When I go out to read as a guest to writer’s groups these days, no one is really interested in hearing me read my work. Instead, everyone is interested at hearing of my adventures as a writer struggling to break into the big time. They want to know about my travails in the old self•publishing days, of the myriad rejection slips, of the near misses with publishers, of speed dating with agents, of trade publishing experiences, distribution woes, online marketing, where I get my ideas, how many ideas are left, social networking, blogging, radio and TV interviews, shameless self•promotion and…and… the liberating messiah they all hope it will be: the e•book.
Will the e•book finally become the mp3 of publishing, enabling writer•to•reader transactions off the former’s website, cutting out middlemen (publishers, publicists, distributors, retailers etc)? Could we build sufficient loyalty in our online readership platforms, feed them downloads of books and short stories in any e•book format, for a donation, and thereby recruit benefactors with financial contributions far in excess of what a provincial or federal arts council can provide us in subsidy, now that royalties from publishers are dwindling faster than ever? Will we finally be one•on•one with the readers whom we wrote these stories for in the first place? Politicians face their audiences when making public speeches, performing musicians do the same at concerts, stage actors too when they step out of the wings. But writers are like movie actors: they go through a multitude of arbitrary filters, before their work is exposed to their final arbiters. Would e•books solve that problem? When would the inflection point come when e•books outnumber traditional books? When am I going to launch an e•book?
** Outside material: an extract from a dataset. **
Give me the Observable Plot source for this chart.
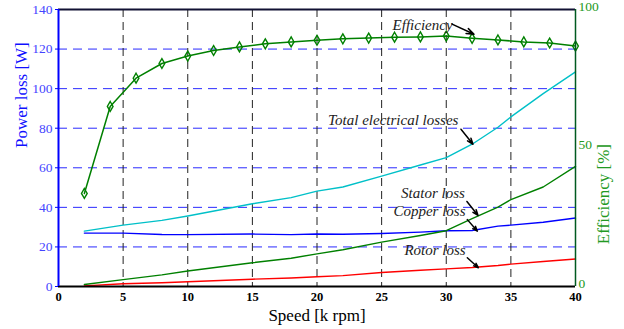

These are the questions I get asked. And frankly, I wish I knew!
What I do know is that, with the pursuit of blockbuster•only titles by the traditional industry, that segment is going to shed even more writers, not assume new ones. The fringe is therefore open to the masses of writers coming on board, many with the notion of “I think I have a book in me,” and the e•book will be their entry point. How will one be noticed in this sea of wannabe ink? Would it mimic POD self•publishing that came out a decade ago? Would e•books be no different from the turbulent seas writers have traditionally cruised in over the centuries, in their makeshift rafts with tattered flags hoisted, in the hope of getting picked up by a glittering cruise ship—SS Publisher—full of thousands of readers?
Something tells me that we have played this record before.